No less a challenge will be to preserve and strengthen military stability
and openness in Europe by updating the CFE treaty. Progress in the CFE
adaptation negotiations should be a priority for the Alliance during the
remainder of the year. Having made an excellent start last year, the Alliance
now needs to follow through in filling out our negotiating proposal in
Vienna. We must do so in a way that reinforces NATO's role in European
security. I recently wrote Foreign Minister Primakov to reaffirm our readiness
to move forward with Russia to reach a CFE agreement that takes fully
into account the interests of all parties involved. This will require
creative thinking and tough decisions from all of us.

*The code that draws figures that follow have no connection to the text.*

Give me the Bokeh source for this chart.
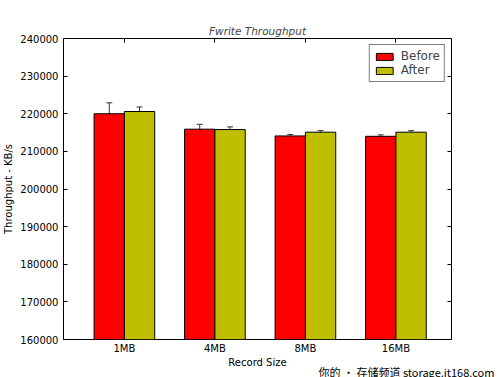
from bokeh.plotting import figure
from bokeh.models import (ColumnDataSource, FixedTicker, LinearAxis, Whisker, TeeHead,
                          Title, Legend, LegendItem, Range1d, NumeralTickFormatter,
                          CustomJSTickFormatter)
from bokeh.embed import file_html
from bokeh.resources import INLINE

categories = ["1MB", "4MB", "8MB", "16MB"]
before = [220000, 215900, 214100, 214000]
before_err = [2900, 1300, 400, 400]
after = [220600, 215800, 215100, 215100]
after_err = [1200, 700, 400, 400]

y_ticks = [160000, 170000, 180000, 190000, 200000, 210000, 220000, 230000, 240000]

FONT = "DejaVu Sans"
W = 0.335
OFF = 0.338
idx = list(range(len(categories)))
x_before = [i + OFF + W / 2 for i in idx]
x_after = [i + OFF + 1.5 * W for i in idx]
x_center = [i + OFF + W for i in idx]

p = figure(width=500, height=377, output_backend="svg", toolbar_location=None,
           x_range=Range1d(0, 4.287), y_range=Range1d(160000, 240000),
           min_border_left=10, min_border_right=49, min_border_top=38, min_border_bottom=38)
p.background_fill_color = "white"
p.border_fill_color = "white"
p.outline_line_color = "black"
p.outline_line_width = 1
p.xgrid.visible = False
p.ygrid.visible = False

p.title.text = "Fwrite Throughput"
p.title.text_font = FONT
p.title.text_font_style = "italic"
p.title.text_font_size = "10.5px"
p.title.align = "center"
p.title.offset = 0
p.title.standoff = 4

src_b = ColumnDataSource(dict(x=x_before, top=before, lo=[v - e for v, e in zip(before, before_err)],
                              hi=[v + e for v, e in zip(before, before_err)]))
src_a = ColumnDataSource(dict(x=x_after, top=after, lo=[v - e for v, e in zip(after, after_err)],
                              hi=[v + e for v, e in zip(after, after_err)]))

rb = p.vbar(x="x", top="top", bottom=160000, width=W, source=src_b,
            fill_color="#ff0000", line_color="black", line_width=1)
ra = p.vbar(x="x", top="top", bottom=160000, width=W, source=src_a,
            fill_color="#bfbf00", line_color="black", line_width=1)

for src in (src_b, src_a):
    w = Whisker(base="x", lower="lo", upper="hi", source=src, line_color="#333333", line_width=1,
                upper_head=TeeHead(size=6, line_color="#333333"),
                lower_head=TeeHead(size=6, line_color="#333333"))
    p.add_layout(w)

# axes
xa = p.xaxis[0]
xa.ticker = FixedTicker(ticks=x_center)
xa.major_label_overrides = {x: c for x, c in zip(x_center, categories)}
xa.axis_label = "Record Size"
ya = p.yaxis[0]
ya.ticker = FixedTicker(ticks=y_ticks)
ya.formatter = NumeralTickFormatter(format="0")
ya.axis_label = "Throughput - KB/s"

for ax in (xa, ya):
    ax.axis_line_color = None
    ax.major_tick_in = 4
    ax.major_tick_out = 0
    ax.minor_tick_line_color = None
    ax.major_label_text_font = FONT
    ax.major_label_text_font_size = "10px"
    ax.major_label_text_color = "black"
    ax.axis_label_text_font = FONT
    ax.axis_label_text_font_size = "10px"
    ax.axis_label_text_font_style = "normal"
    ax.axis_label_text_color = "black"
    ax.major_tick_line_color = "black"
xa.major_label_standoff = 3
xa.axis_label_standoff = 0
ya.major_label_standoff = 5
ya.axis_label_standoff = 3

blank = CustomJSTickFormatter(code="return ''")
top_ax = LinearAxis(ticker=FixedTicker(ticks=x_center), formatter=blank,
                    axis_line_color=None, major_tick_in=4, major_tick_out=0,
                    minor_tick_line_color=None, major_label_standoff=0)
right_ax = LinearAxis(ticker=FixedTicker(ticks=y_ticks), formatter=blank,
                      axis_line_color=None, major_tick_in=4, major_tick_out=0,
                      minor_tick_line_color=None, major_label_standoff=0)
p.add_layout(top_ax, "above")
p.add_layout(right_ax, "right")

legend = Legend(items=[LegendItem(label="Before", renderers=[rb]),
                       LegendItem(label="After", renderers=[ra])],
                location="top_right", label_text_font=FONT, label_text_font_size="12px",
                border_line_color="black", border_line_width=1,
                glyph_width=21, glyph_height=9, label_height=10, spacing=0,
                padding=4, margin=6, label_standoff=6)
p.add_layout(legend)

wm = Title(text="你的 • 存储频道 storage.it168.com", align="left", offset=255,
           standoff=-18, vertical_align="bottom", text_font="Noto Sans CJK SC",
           text_font_size="11px", text_font_style="normal", text_color="black")
p.add_layout(wm, "below")

open("out.html", "w").write(file_html(p, INLINE))
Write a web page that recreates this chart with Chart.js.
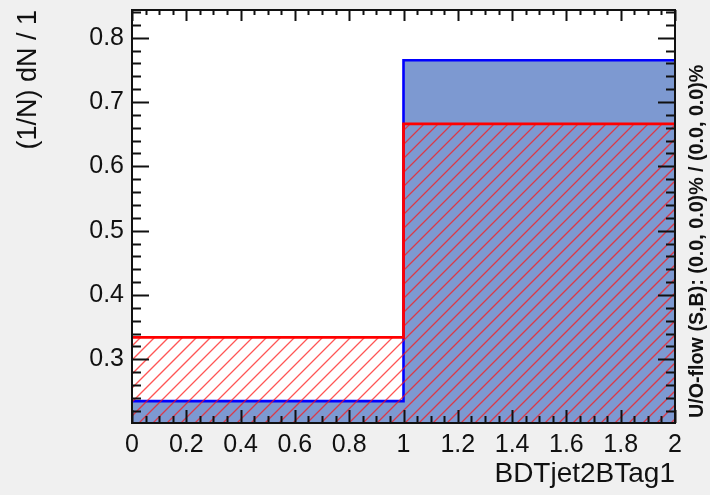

In short, we have a big agenda ahead of us. But it is not too ambitious
for a partnership that defended freedom in Europe for half a century,
a partnership that is unifying this continent, a partnership that against
the expectations of so many people has survived and even flourished through
a time of breathtaking change.
The Washington summit is just 11 months away. The new millennium will
follow just eight months later.
My goals for the NATO summit are simple. We will be meeting not just
to celebrate past achievements, or to have just another ceremony welcoming
the admission of new allies. This is not just going to be the last successful
summit of the 20th century. It is going to be the summit that defines
the NATO of the 21st century.
Our task is to make clear what our alliance will do and what our partnership
will mean in a Europe truly whole and free, and in a world that looks
to us for principled and purposeful leadership for peace for prosperity
and for freedom.
In this spirit, I look forward to our discussion today and to our work
together in the months and years to come.